■ **Task goal**
Return the lines exactly as they stand, from the first of the material through the line containing "import * as".

== Data provided

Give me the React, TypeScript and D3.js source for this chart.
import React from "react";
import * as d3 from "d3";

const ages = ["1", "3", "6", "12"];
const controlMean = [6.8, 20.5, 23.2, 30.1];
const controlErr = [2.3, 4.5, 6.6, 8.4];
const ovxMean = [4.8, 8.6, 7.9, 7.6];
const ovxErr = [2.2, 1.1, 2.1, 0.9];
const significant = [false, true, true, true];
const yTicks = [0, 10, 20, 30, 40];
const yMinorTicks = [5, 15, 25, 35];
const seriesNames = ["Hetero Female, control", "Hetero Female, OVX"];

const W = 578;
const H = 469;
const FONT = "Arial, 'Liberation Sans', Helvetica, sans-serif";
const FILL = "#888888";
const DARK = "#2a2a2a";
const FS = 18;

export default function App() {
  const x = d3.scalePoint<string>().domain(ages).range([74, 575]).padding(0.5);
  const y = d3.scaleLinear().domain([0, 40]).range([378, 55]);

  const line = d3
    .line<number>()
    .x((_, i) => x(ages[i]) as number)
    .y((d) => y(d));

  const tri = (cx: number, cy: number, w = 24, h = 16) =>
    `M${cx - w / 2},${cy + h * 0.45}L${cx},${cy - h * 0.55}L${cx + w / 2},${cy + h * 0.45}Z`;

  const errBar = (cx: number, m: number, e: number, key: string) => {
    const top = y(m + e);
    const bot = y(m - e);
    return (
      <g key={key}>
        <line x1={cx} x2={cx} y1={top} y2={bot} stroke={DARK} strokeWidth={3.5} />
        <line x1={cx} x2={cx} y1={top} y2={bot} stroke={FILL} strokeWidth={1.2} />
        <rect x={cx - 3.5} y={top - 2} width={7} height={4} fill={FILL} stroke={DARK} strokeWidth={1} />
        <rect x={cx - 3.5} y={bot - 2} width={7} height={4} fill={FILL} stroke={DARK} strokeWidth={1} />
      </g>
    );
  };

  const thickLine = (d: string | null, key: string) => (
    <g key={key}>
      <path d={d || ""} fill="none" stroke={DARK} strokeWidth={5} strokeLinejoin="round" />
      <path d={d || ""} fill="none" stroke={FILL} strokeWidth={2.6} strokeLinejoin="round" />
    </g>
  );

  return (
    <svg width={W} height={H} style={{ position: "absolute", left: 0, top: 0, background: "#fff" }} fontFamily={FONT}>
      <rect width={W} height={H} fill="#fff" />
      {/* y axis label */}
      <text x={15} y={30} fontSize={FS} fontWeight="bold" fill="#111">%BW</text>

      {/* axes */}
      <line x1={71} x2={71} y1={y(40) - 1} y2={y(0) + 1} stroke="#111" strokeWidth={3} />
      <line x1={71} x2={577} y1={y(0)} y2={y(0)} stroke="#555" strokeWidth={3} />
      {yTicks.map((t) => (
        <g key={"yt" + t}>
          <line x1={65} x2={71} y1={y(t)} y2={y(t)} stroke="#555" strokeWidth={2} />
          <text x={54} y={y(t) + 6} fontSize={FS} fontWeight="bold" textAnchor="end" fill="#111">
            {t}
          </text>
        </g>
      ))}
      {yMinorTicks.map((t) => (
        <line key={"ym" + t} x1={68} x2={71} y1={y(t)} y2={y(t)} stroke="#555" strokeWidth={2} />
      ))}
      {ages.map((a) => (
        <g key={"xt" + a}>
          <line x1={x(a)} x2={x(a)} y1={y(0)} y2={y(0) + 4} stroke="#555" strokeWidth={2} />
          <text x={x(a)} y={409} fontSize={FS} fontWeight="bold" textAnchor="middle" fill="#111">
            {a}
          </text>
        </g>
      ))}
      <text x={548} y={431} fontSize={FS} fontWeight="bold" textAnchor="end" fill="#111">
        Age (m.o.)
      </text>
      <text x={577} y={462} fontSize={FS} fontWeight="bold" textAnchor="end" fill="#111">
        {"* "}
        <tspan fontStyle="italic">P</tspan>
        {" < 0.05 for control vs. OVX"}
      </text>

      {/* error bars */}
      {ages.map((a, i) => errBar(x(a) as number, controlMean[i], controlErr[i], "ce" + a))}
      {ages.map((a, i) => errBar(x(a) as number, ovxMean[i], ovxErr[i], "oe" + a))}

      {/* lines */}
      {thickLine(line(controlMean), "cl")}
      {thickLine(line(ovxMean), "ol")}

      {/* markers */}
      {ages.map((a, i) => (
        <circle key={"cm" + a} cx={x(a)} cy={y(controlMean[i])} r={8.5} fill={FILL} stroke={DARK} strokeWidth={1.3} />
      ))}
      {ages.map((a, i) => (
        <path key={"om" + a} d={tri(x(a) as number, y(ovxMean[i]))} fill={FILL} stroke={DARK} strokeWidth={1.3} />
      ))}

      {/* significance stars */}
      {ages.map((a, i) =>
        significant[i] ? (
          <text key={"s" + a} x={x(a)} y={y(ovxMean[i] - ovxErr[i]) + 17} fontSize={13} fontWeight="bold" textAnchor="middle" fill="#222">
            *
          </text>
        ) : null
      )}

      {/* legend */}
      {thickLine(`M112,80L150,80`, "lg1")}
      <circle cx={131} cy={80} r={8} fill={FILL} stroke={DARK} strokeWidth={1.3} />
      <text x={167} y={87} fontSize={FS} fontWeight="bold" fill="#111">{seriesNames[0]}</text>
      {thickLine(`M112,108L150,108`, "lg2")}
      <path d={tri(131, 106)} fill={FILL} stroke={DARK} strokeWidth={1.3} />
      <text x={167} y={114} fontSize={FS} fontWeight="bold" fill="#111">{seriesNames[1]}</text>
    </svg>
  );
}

====

■ **Answer to this exercise**
Give me the React, TypeScript and D3.js source for this chart.
import React from "react";
import * as d3 from "d3";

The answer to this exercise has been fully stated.